The Commission on Faith and Order represents the widest diversity of Christian traditions from around the world. Through study and theological dialogue, Faith and Order has been able to propose to the churches convergence or consensus texts that have profoundly contributed to the unity of the Church. Our meeting will be an important landmark in this long trajectory.

Expected outcomes:

We anticipate a large body of data from the working groups that will give direction and support to the three Faith and Order study projects, that will guide this work in the coming years and decades. Every meeting of the Faith and Order Plenary Commission has been a signpost or a landmark on the way to Christian unity. This meeting will be no different.

“Uncontainable” outcomes:

There will be many outcomes that are both uncontrollable and unpredictable, the gifts of the Holy Spirit to us and to the churches through our prayer, work, fellowship and pilgrimages together this week. I call these “uncontainable outcomes”, and there is no place for such categories in the WCC reporting mechanisms.
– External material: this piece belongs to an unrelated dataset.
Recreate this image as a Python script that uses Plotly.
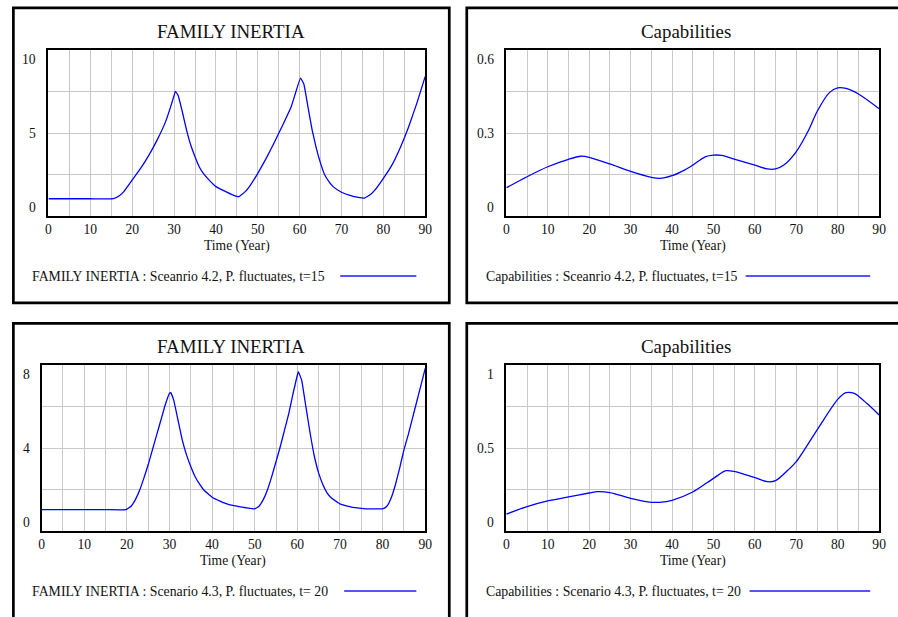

Some of these “uncontainable outcomes” will happen in the plenary and small-group discussions; they are just as likely to happen at times of prayer or at meals, or in small gatherings of two or three discussing the day, or sharing their lives. But the effectual working of God’s providence will happen this week because the Risen Christ promises that when two or three are gathered in his name, he is in the midst of us, and Christ makes all things new.

In the report on the 1984 meeting, the Director of Faith and Order at that time, Dr Günther Gassmann, wrote:

The meeting in Crete was marked by a joyful, co-operative and creative spirit …. The positive experience of so effectively working together … gives us reason to look with much confidence and hope toward the future tasks of Faith and Order in the service of the visible and effective unity of Christ’s Church.7

None of us knows exactly how this experience will happen to us, but I believe that God will bring it about, and that when the report of this meeting is written, Dr Gassmann’s words of 25 years ago will appear again, and that when we leave next week, the Church will be closer to that unity for which Christ prayed than it was before we met.
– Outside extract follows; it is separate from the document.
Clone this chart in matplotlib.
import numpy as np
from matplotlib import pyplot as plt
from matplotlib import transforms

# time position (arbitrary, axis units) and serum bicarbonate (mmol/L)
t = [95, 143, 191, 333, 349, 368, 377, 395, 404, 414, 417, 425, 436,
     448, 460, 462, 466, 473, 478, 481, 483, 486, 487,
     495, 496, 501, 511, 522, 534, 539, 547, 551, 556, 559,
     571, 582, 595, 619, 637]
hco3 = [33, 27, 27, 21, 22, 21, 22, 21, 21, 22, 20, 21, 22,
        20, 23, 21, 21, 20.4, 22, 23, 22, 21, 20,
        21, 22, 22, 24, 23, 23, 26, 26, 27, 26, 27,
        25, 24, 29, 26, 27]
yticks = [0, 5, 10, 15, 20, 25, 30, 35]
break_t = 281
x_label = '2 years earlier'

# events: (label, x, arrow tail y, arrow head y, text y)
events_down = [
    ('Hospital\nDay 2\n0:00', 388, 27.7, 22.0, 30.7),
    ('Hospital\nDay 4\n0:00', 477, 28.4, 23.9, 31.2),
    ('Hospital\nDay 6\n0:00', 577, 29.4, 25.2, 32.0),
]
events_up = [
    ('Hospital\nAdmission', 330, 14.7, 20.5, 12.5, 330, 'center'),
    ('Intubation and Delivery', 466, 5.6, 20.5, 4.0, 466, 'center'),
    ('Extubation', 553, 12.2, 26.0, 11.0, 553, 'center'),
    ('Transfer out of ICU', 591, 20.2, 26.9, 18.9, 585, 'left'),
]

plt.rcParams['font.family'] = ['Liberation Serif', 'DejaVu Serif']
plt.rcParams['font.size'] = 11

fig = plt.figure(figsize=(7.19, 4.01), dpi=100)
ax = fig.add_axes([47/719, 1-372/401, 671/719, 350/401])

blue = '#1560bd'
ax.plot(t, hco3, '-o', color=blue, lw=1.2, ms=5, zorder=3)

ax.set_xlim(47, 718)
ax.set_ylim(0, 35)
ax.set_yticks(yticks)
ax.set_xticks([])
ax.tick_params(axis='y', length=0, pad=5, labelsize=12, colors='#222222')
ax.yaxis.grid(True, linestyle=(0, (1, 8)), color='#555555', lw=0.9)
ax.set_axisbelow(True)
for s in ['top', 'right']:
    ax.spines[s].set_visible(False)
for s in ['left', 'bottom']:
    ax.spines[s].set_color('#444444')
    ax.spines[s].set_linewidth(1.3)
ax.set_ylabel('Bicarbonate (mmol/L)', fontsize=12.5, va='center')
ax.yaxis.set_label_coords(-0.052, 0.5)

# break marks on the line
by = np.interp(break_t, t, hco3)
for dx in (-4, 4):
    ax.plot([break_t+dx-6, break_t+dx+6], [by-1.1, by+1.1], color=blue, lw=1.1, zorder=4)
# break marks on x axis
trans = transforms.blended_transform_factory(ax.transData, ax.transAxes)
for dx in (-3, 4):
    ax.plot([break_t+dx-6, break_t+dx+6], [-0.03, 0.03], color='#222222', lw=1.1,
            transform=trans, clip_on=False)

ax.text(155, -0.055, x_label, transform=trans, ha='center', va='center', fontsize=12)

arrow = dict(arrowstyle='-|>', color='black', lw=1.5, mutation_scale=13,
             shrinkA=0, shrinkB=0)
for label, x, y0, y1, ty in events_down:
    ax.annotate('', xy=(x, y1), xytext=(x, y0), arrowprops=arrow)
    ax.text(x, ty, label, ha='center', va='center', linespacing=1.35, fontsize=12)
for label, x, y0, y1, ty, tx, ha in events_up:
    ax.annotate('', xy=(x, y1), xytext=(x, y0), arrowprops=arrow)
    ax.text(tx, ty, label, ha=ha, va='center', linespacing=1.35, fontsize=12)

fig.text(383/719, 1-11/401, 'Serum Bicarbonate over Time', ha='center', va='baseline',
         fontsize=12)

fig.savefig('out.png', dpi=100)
1 Minutes of the Meeting of the Standing Commission, 1984, Crete, F&O Paper No. 121, (Geneva: WCC, 1984), pp. 26–27.

2 1984 Minutes, p. 28.

3 1984 Minutes, p. 27.

4 1984 Minutes, p. 51.

5 In Minutes of the Standing Commission on Faith and Order 2008, Faith and Order Paper No. 208 (Geneva: WCC, 2009), p. 114; Cf. the by-laws in 1984, 3.c: “The Plenary Commission will have as its primary task theological study, debate, and appraisal. It will initiate the programme of the Faith and Order Commission, lay down general guidelines for it, and share in its communication to the churches.” 1984 Minutes, p. 92.

6 2008 Minutes, p. 103.

7 Günther Gassmann, “Preface”, 1984 Minutes, p. i.